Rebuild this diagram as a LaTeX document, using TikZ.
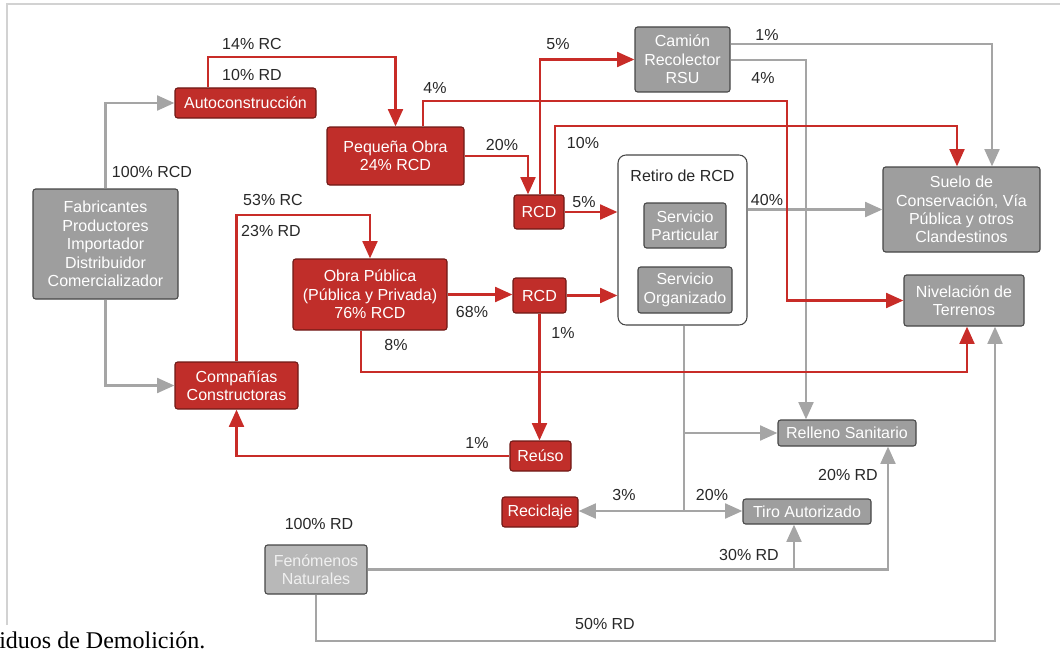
\documentclass[tikz,border=0pt]{standalone}
\usepackage{fontspec}
\setmainfont{Liberation Sans}
\newfontfamily\capfont{Liberation Serif}
\usepackage{tikz}
\usetikzlibrary{arrows.meta, positioning, calc}

\definecolor{boxred}{RGB}{192,46,42}
\definecolor{edgered}{RGB}{110,25,22}
\definecolor{linered}{RGB}{200,44,40}
\definecolor{boxgray}{RGB}{158,158,158}
\definecolor{edgegray}{RGB}{70,70,70}
\definecolor{linegray}{RGB}{165,165,165}
\definecolor{lightbox}{RGB}{184,184,184}
\definecolor{labeltext}{RGB}{40,40,40}
\definecolor{framegray}{RGB}{210,210,210}

\tikzstyle{redbox} = [
  rectangle, rounded corners=2pt, draw=edgered, line width=0.8pt,
  fill=boxred, text=white, align=center, inner sep=1pt,
  font=\fontsize{12}{13.8}\selectfont
]
\tikzstyle{graybox} = [redbox, draw=edgegray, fill=boxgray]
\tikzstyle{natbox} = [graybox, fill=lightbox, text=white!94!black]
\tikzstyle{groupbox} = [rectangle, rounded corners=6pt, draw=edgegray, line width=0.8pt, fill=white]
\tikzstyle{redarrow} = [-{Triangle[length=13pt,width=11pt]}, line width=2.2pt, linered]
\tikzstyle{grayarrow} = [-{Triangle[length=13pt,width=11pt]}, line width=2.2pt, linegray]
\tikzstyle{grayline} = [line width=2.2pt, linegray]
\tikzstyle{pct} = [text=labeltext, font=\fontsize{12}{13.8}\selectfont, inner sep=0pt]

\begin{document}
\begin{tikzpicture}[x=0.75pt, y=-0.75pt]

  \useasboundingbox (0,0) rectangle (1060,660);
  \draw[framegray, line width=0.8pt] (7,625) -- (7,4) -- (1060,4);

  % Objects
  \node[graybox, minimum width=108.75pt, minimum height=82.5pt] (fab) at (105.5,244)
    {Fabricantes\\Productores\\Importador\\Distribuidor\\Comercializador};
  \node[redbox, minimum width=105.75pt, minimum height=22.5pt] (auto) at (245.5,103) {Autoconstrucción};
  \node[redbox, minimum width=92.25pt, minimum height=35.25pt] (comp) at (236.5,385.5) {Compañías\\Constructoras};
  \node[redbox, minimum width=102.75pt, minimum height=43.5pt] (peq) at (395.5,156) {Pequeña Obra\\24\% RCD};
  \node[redbox, minimum width=115.5pt, minimum height=53.25pt] (obra) at (370,294.5) {Obra Pública\\(Pública y Privada)\\76\% RCD};
  \node[redbox, minimum width=37.5pt, minimum height=25.5pt] (rcda) at (539,212) {RCD};
  \node[redbox, minimum width=39.75pt, minimum height=26.25pt] (rcdb) at (539.5,295.5) {RCD};
  \node[redbox, minimum width=45.75pt, minimum height=22.5pt] (reuso) at (540.5,456) {Reúso};
  \node[redbox, minimum width=57pt, minimum height=22.5pt] (recic) at (540,512) {Reciclaje};
  \node[graybox, minimum width=71.25pt, minimum height=48.75pt] (cam) at (682.5,59.5) {Camión\\Recolector\\RSU};
  \node[groupbox, minimum width=96.75pt, minimum height=127.5pt] (retiro) at (682.5,240) {};
  \node[pct] (retirot) at (682.5,176) {Retiro de RCD};
  \node[graybox, minimum width=61.5pt, minimum height=33.75pt] (spart) at (685,225.5) {Servicio\\Particular};
  \node[graybox, minimum width=70.5pt, minimum height=34.5pt] (sorg) at (685,290) {Servicio\\Organizado};
  \node[graybox, minimum width=117.75pt, minimum height=63.75pt] (suelo) at (961.5,209.5)
    {Suelo de\\Conservación, Vía\\Pública y otros\\Clandestinos};
  \node[graybox, minimum width=90pt, minimum height=38.25pt] (nivel) at (964,300.5) {Nivelación de\\Terrenos};
  \node[graybox, minimum width=103.5pt, minimum height=19.5pt] (relleno) at (847,433) {Relleno Sanitario};
  \node[graybox, minimum width=96pt, minimum height=18.75pt] (tiro) at (807,511.5) {Tiro Autorizado};
  \node[natbox, minimum width=76.5pt, minimum height=36.75pt] (fen) at (316,569.5) {Fenómenos\\Naturales};

  % Gray flows
  \draw[grayarrow] (fab.north) |- (auto.west);
  \draw[grayarrow] (fab.south) |- (comp.west);
  \draw[grayarrow] (cam.east |- 0,44) -| (suelo.north -| 992,0);
  \draw[grayarrow] (cam.east |- 0,60) -| (relleno.north -| 806,0);
  \draw[grayarrow] (retiro.east |- suelo.west) -- (suelo.west);
  \draw[grayarrow] (retiro.south -| 684,0) |- (relleno.west);
  \coordinate (split) at (684,511);
  \draw[grayline] (retiro.south -| 684,0) -- (split);
  \draw[grayarrow] (split) -- (recic.east |- split);
  \draw[grayarrow] (split) -- (tiro.west |- split);
  \draw[grayarrow] (fen.east) -| (relleno.south -| 888,0);
  \draw[grayarrow] (fen.east -| 794,0) -- (tiro.south -| 794,0);
  \draw[grayarrow] (fen.south) |- (995,641) -- (nivel.south -| 995,0);

  % Red flows
  \draw[redarrow] (auto.north -| 208,0) |- (peq.north |- 0,57) -- (peq.north);
  \draw[redarrow] (peq.north -| 423,0) |- (787,101) |- (nivel.west);
  \draw[redarrow] (peq.east) -| (rcda.north -| 528,0);
  \draw[redarrow] (rcda.north -| 540,0) |- (cam.west);
  \draw[redarrow] (rcda.north -| 555,0) |- (957,126) -- (suelo.north -| 957,0);
  \draw[redarrow] (rcda.east) -- (rcda.east -| retiro.west);
  \draw[redarrow] (comp.north) |- (obra.north |- 0,215) -- (obra.north);
  \draw[redarrow] (obra.east) -- (obra.east -| rcdb.west);
  \draw[redarrow] (rcdb.east) -- (rcdb.east -| retiro.west);
  \draw[redarrow] (obra.south -| 361,0) |- (967,372) -- (nivel.south -| 967,0);
  \draw[redarrow] (rcdb.south) -- (rcdb.south |- reuso.north);
  \draw[redarrow] (reuso.west) -| (comp.south);

  % Percentages
  \node[pct] (p14rc) at (252,44) {14\% RC};
  \node[pct] (p10rd) at (252,75) {10\% RD};
  \node[pct] (p100rcd) at (152,172) {100\% RCD};
  \node[pct] (p4a) at (435,88) {4\%};
  \node[pct] (p20a) at (502,145) {20\%};
  \node[pct] (p5a) at (558,44) {5\%};
  \node[pct] (p10) at (583,143) {10\%};
  \node[pct] (p5b) at (584,202) {5\%};
  \node[pct] (p1a) at (767,35) {1\%};
  \node[pct] (p4b) at (763,78) {4\%};
  \node[pct] (p40) at (767,200) {40\%};
  \node[pct] (p53rc) at (273,200) {53\% RC};
  \node[pct] (p23rd) at (271,231) {23\% RD};
  \node[pct] (p68) at (472,312) {68\%};
  \node[pct] (p8) at (396,345) {8\%};
  \node[pct] (p1b) at (563,333) {1\%};
  \node[pct] (p1c) at (477,443) {1\%};
  \node[pct] (p3) at (624,495) {3\%};
  \node[pct] (p20b) at (712,495) {20\%};
  \node[pct] (p20rd) at (848,475) {20\% RD};
  \node[pct] (p30rd) at (749,555) {30\% RD};
  \node[pct] (p100rd) at (319,524) {100\% RD};
  \node[pct] (p50rd) at (605,624) {50\% RD};

  % Caption fragment
  \node[anchor=base west, inner sep=0pt, font=\capfont\fontsize{18}{20}\selectfont] (caption) at (-1,648)
    {iduos de Demolición.};

\end{tikzpicture}
\end{document}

------------------------------

◆ **What is being asked**
Except for the pictures, print the data above exactly.

◆ **Output below**
Rebuild this diagram as a LaTeX document, using TikZ.
\documentclass[tikz,border=0pt]{standalone}
\usepackage{fontspec}
\setmainfont{Liberation Sans}
\newfontfamily\capfont{Liberation Serif}
\usepackage{tikz}
\usetikzlibrary{arrows.meta, positioning, calc}

\definecolor{boxred}{RGB}{192,46,42}
\definecolor{edgered}{RGB}{110,25,22}
\definecolor{linered}{RGB}{200,44,40}
\definecolor{boxgray}{RGB}{158,158,158}
\definecolor{edgegray}{RGB}{70,70,70}
\definecolor{linegray}{RGB}{165,165,165}
\definecolor{lightbox}{RGB}{184,184,184}
\definecolor{labeltext}{RGB}{40,40,40}
\definecolor{framegray}{RGB}{210,210,210}

\tikzstyle{redbox} = [
  rectangle, rounded corners=2pt, draw=edgered, line width=0.8pt,
  fill=boxred, text=white, align=center, inner sep=1pt,
  font=\fontsize{12}{13.8}\selectfont
]
\tikzstyle{graybox} = [redbox, draw=edgegray, fill=boxgray]
\tikzstyle{natbox} = [graybox, fill=lightbox, text=white!94!black]
\tikzstyle{groupbox} = [rectangle, rounded corners=6pt, draw=edgegray, line width=0.8pt, fill=white]
\tikzstyle{redarrow} = [-{Triangle[length=13pt,width=11pt]}, line width=2.2pt, linered]
\tikzstyle{grayarrow} = [-{Triangle[length=13pt,width=11pt]}, line width=2.2pt, linegray]
\tikzstyle{grayline} = [line width=2.2pt, linegray]
\tikzstyle{pct} = [text=labeltext, font=\fontsize{12}{13.8}\selectfont, inner sep=0pt]

\begin{document}
\begin{tikzpicture}[x=0.75pt, y=-0.75pt]

  \useasboundingbox (0,0) rectangle (1060,660);
  \draw[framegray, line width=0.8pt] (7,625) -- (7,4) -- (1060,4);

  % Objects
  \node[graybox, minimum width=108.75pt, minimum height=82.5pt] (fab) at (105.5,244)
    {Fabricantes\\Productores\\Importador\\Distribuidor\\Comercializador};
  \node[redbox, minimum width=105.75pt, minimum height=22.5pt] (auto) at (245.5,103) {Autoconstrucción};
  \node[redbox, minimum width=92.25pt, minimum height=35.25pt] (comp) at (236.5,385.5) {Compañías\\Constructoras};
  \node[redbox, minimum width=102.75pt, minimum height=43.5pt] (peq) at (395.5,156) {Pequeña Obra\\24\% RCD};
  \node[redbox, minimum width=115.5pt, minimum height=53.25pt] (obra) at (370,294.5) {Obra Pública\\(Pública y Privada)\\76\% RCD};
  \node[redbox, minimum width=37.5pt, minimum height=25.5pt] (rcda) at (539,212) {RCD};
  \node[redbox, minimum width=39.75pt, minimum height=26.25pt] (rcdb) at (539.5,295.5) {RCD};
  \node[redbox, minimum width=45.75pt, minimum height=22.5pt] (reuso) at (540.5,456) {Reúso};
  \node[redbox, minimum width=57pt, minimum height=22.5pt] (recic) at (540,512) {Reciclaje};
  \node[graybox, minimum width=71.25pt, minimum height=48.75pt] (cam) at (682.5,59.5) {Camión\\Recolector\\RSU};
  \node[groupbox, minimum width=96.75pt, minimum height=127.5pt] (retiro) at (682.5,240) {};
  \node[pct] (retirot) at (682.5,176) {Retiro de RCD};
  \node[graybox, minimum width=61.5pt, minimum height=33.75pt] (spart) at (685,225.5) {Servicio\\Particular};
  \node[graybox, minimum width=70.5pt, minimum height=34.5pt] (sorg) at (685,290) {Servicio\\Organizado};
  \node[graybox, minimum width=117.75pt, minimum height=63.75pt] (suelo) at (961.5,209.5)
    {Suelo de\\Conservación, Vía\\Pública y otros\\Clandestinos};
  \node[graybox, minimum width=90pt, minimum height=38.25pt] (nivel) at (964,300.5) {Nivelación de\\Terrenos};
  \node[graybox, minimum width=103.5pt, minimum height=19.5pt] (relleno) at (847,433) {Relleno Sanitario};
  \node[graybox, minimum width=96pt, minimum height=18.75pt] (tiro) at (807,511.5) {Tiro Autorizado};
  \node[natbox, minimum width=76.5pt, minimum height=36.75pt] (fen) at (316,569.5) {Fenómenos\\Naturales};

  % Gray flows
  \draw[grayarrow] (fab.north) |- (auto.west);
  \draw[grayarrow] (fab.south) |- (comp.west);
  \draw[grayarrow] (cam.east |- 0,44) -| (suelo.north -| 992,0);
  \draw[grayarrow] (cam.east |- 0,60) -| (relleno.north -| 806,0);
  \draw[grayarrow] (retiro.east |- suelo.west) -- (suelo.west);
  \draw[grayarrow] (retiro.south -| 684,0) |- (relleno.west);
  \coordinate (split) at (684,511);
  \draw[grayline] (retiro.south -| 684,0) -- (split);
  \draw[grayarrow] (split) -- (recic.east |- split);
  \draw[grayarrow] (split) -- (tiro.west |- split);
  \draw[grayarrow] (fen.east) -| (relleno.south -| 888,0);
  \draw[grayarrow] (fen.east -| 794,0) -- (tiro.south -| 794,0);
  \draw[grayarrow] (fen.south) |- (995,641) -- (nivel.south -| 995,0);

  % Red flows
  \draw[redarrow] (auto.north -| 208,0) |- (peq.north |- 0,57) -- (peq.north);
  \draw[redarrow] (peq.north -| 423,0) |- (787,101) |- (nivel.west);
  \draw[redarrow] (peq.east) -| (rcda.north -| 528,0);
  \draw[redarrow] (rcda.north -| 540,0) |- (cam.west);
  \draw[redarrow] (rcda.north -| 555,0) |- (957,126) -- (suelo.north -| 957,0);
  \draw[redarrow] (rcda.east) -- (rcda.east -| retiro.west);
  \draw[redarrow] (comp.north) |- (obra.north |- 0,215) -- (obra.north);
  \draw[redarrow] (obra.east) -- (obra.east -| rcdb.west);
  \draw[redarrow] (rcdb.east) -- (rcdb.east -| retiro.west);
  \draw[redarrow] (obra.south -| 361,0) |- (967,372) -- (nivel.south -| 967,0);
  \draw[redarrow] (rcdb.south) -- (rcdb.south |- reuso.north);
  \draw[redarrow] (reuso.west) -| (comp.south);

  % Percentages
  \node[pct] (p14rc) at (252,44) {14\% RC};
  \node[pct] (p10rd) at (252,75) {10\% RD};
  \node[pct] (p100rcd) at (152,172) {100\% RCD};
  \node[pct] (p4a) at (435,88) {4\%};
  \node[pct] (p20a) at (502,145) {20\%};
  \node[pct] (p5a) at (558,44) {5\%};
  \node[pct] (p10) at (583,143) {10\%};
  \node[pct] (p5b) at (584,202) {5\%};
  \node[pct] (p1a) at (767,35) {1\%};
  \node[pct] (p4b) at (763,78) {4\%};
  \node[pct] (p40) at (767,200) {40\%};
  \node[pct] (p53rc) at (273,200) {53\% RC};
  \node[pct] (p23rd) at (271,231) {23\% RD};
  \node[pct] (p68) at (472,312) {68\%};
  \node[pct] (p8) at (396,345) {8\%};
  \node[pct] (p1b) at (563,333) {1\%};
  \node[pct] (p1c) at (477,443) {1\%};
  \node[pct] (p3) at (624,495) {3\%};
  \node[pct] (p20b) at (712,495) {20\%};
  \node[pct] (p20rd) at (848,475) {20\% RD};
  \node[pct] (p30rd) at (749,555) {30\% RD};
  \node[pct] (p100rd) at (319,524) {100\% RD};
  \node[pct] (p50rd) at (605,624) {50\% RD};

  % Caption fragment
  \node[anchor=base west, inner sep=0pt, font=\capfont\fontsize{18}{20}\selectfont] (caption) at (-1,648)
    {iduos de Demolición.};

\end{tikzpicture}
\end{document}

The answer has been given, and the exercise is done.